[begin DATA]

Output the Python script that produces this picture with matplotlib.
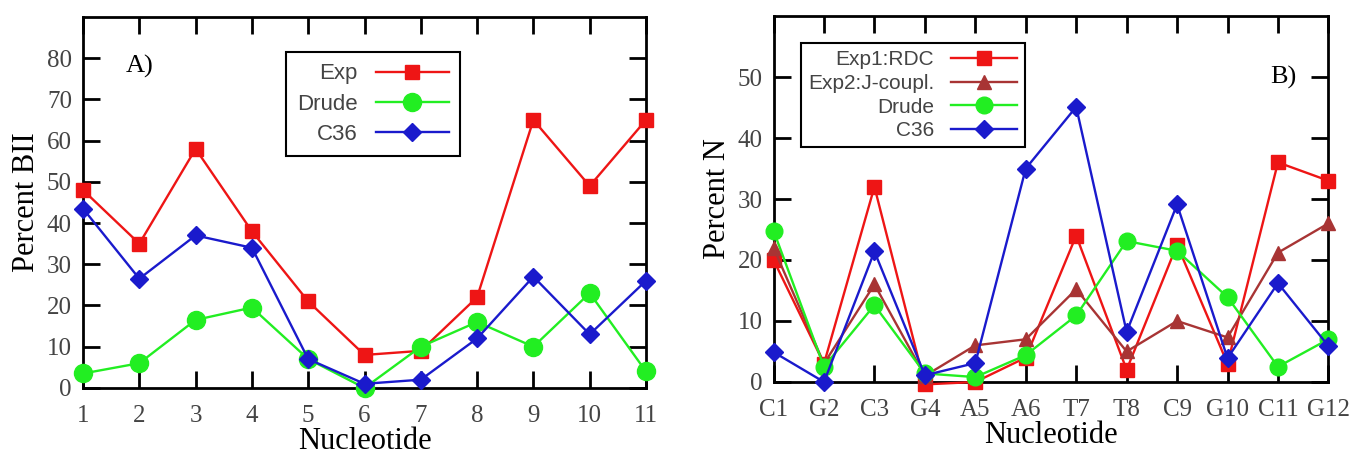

[end DATA]
[begin DATA]

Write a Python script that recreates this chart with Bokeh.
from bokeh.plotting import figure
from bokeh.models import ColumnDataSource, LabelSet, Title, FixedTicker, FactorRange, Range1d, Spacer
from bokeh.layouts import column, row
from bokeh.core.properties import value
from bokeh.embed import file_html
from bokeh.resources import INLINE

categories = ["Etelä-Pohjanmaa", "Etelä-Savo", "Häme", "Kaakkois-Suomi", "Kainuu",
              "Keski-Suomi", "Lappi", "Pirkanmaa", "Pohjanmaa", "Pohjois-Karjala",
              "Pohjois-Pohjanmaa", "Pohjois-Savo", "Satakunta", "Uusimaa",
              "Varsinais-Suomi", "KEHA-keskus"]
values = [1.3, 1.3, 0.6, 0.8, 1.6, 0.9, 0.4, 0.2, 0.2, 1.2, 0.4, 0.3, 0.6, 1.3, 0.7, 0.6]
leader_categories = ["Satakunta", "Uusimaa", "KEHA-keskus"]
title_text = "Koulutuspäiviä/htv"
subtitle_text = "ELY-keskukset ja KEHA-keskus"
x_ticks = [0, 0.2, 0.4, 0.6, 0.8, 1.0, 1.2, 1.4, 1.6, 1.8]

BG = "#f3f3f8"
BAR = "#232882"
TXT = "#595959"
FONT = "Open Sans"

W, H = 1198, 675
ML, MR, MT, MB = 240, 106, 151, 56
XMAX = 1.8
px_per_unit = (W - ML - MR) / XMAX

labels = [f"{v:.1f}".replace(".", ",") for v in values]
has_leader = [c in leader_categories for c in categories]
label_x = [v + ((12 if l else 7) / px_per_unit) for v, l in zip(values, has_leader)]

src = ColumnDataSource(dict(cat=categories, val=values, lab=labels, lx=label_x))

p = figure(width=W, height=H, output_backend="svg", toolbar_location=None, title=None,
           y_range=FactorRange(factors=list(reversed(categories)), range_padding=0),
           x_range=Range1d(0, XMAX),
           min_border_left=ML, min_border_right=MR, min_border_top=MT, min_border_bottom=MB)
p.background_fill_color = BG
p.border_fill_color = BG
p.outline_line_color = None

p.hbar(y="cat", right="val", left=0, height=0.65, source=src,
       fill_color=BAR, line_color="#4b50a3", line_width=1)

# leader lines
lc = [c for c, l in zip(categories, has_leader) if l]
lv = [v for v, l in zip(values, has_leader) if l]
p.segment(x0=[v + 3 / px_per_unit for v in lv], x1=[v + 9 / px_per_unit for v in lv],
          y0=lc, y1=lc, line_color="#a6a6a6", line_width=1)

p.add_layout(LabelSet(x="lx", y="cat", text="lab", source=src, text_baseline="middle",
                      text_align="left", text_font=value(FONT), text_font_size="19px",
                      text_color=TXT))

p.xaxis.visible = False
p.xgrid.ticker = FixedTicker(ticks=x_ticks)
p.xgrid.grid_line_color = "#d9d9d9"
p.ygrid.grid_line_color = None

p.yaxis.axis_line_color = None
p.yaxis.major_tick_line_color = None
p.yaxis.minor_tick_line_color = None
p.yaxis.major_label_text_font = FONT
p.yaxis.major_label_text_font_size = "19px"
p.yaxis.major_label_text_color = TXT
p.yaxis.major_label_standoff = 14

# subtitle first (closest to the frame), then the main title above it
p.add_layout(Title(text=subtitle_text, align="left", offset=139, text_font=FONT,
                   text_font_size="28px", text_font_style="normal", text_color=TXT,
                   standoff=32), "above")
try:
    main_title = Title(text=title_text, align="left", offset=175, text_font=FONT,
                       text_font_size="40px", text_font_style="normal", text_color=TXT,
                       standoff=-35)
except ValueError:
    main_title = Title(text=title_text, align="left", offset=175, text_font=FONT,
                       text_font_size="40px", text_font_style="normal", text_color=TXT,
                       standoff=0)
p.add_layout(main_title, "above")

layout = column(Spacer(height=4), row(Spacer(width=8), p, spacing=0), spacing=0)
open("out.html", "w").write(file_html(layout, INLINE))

[end DATA]
[begin DATA]

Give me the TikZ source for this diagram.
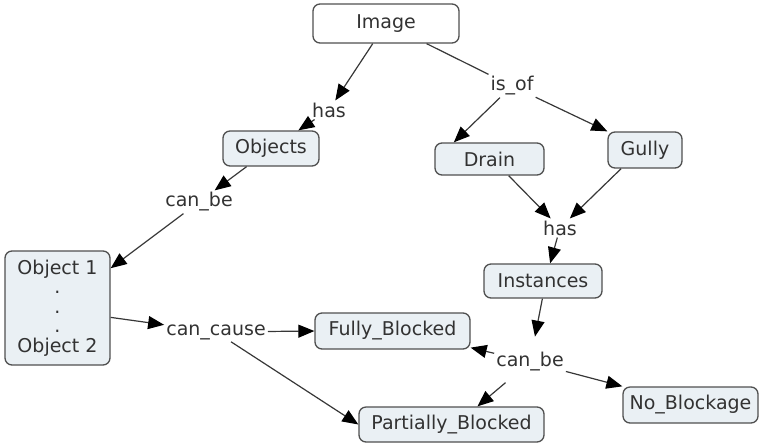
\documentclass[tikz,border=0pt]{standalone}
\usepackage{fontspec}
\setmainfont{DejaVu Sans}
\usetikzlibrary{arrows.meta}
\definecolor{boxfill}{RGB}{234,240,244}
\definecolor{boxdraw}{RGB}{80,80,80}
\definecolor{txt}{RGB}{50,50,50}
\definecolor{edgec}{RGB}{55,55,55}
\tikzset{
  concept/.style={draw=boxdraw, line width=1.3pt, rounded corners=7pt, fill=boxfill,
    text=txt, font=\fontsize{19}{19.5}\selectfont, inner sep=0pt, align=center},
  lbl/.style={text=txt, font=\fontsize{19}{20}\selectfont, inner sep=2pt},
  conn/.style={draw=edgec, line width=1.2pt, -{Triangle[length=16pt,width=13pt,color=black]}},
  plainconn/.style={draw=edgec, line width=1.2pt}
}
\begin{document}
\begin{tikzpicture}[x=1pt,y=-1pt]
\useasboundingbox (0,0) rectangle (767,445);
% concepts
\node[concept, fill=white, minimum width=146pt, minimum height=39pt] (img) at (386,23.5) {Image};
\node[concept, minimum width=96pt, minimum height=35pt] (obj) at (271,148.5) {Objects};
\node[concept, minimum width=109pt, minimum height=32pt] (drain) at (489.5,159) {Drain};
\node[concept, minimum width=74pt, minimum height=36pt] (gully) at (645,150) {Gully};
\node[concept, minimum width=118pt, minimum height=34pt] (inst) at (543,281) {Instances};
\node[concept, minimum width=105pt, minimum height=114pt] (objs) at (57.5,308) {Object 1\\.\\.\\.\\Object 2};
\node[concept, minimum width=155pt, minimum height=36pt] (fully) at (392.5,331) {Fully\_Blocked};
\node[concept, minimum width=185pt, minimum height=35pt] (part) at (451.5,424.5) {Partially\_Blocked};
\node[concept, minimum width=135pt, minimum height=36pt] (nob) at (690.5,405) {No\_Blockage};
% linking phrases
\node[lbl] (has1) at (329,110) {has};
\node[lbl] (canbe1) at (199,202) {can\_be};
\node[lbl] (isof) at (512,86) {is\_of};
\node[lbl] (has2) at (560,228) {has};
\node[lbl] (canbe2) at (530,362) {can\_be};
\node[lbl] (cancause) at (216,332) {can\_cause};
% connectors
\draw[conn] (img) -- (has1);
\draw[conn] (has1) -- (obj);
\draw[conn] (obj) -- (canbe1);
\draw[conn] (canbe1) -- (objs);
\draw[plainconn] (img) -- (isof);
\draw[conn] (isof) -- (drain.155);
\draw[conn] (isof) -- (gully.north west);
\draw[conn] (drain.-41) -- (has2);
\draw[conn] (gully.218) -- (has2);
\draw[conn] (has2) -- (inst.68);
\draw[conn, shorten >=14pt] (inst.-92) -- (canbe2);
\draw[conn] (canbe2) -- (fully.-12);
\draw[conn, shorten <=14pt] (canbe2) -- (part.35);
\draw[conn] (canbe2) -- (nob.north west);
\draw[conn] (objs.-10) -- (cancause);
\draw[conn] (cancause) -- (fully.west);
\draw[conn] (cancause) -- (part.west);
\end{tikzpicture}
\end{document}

[end DATA]

STATED PROBLEM:
Using the entries above, give again exactly the lines from the line holding "Write a Python" through the line holding "from bokeh.resources import INLINE". Include both end lines and nothing else.

CORRECT RESPONSE:
Write a Python script that recreates this chart with Bokeh.
from bokeh.plotting import figure
from bokeh.models import ColumnDataSource, LabelSet, Title, FixedTicker, FactorRange, Range1d, Spacer
from bokeh.layouts import column, row
from bokeh.core.properties import value
from bokeh.embed import file_html
from bokeh.resources import INLINE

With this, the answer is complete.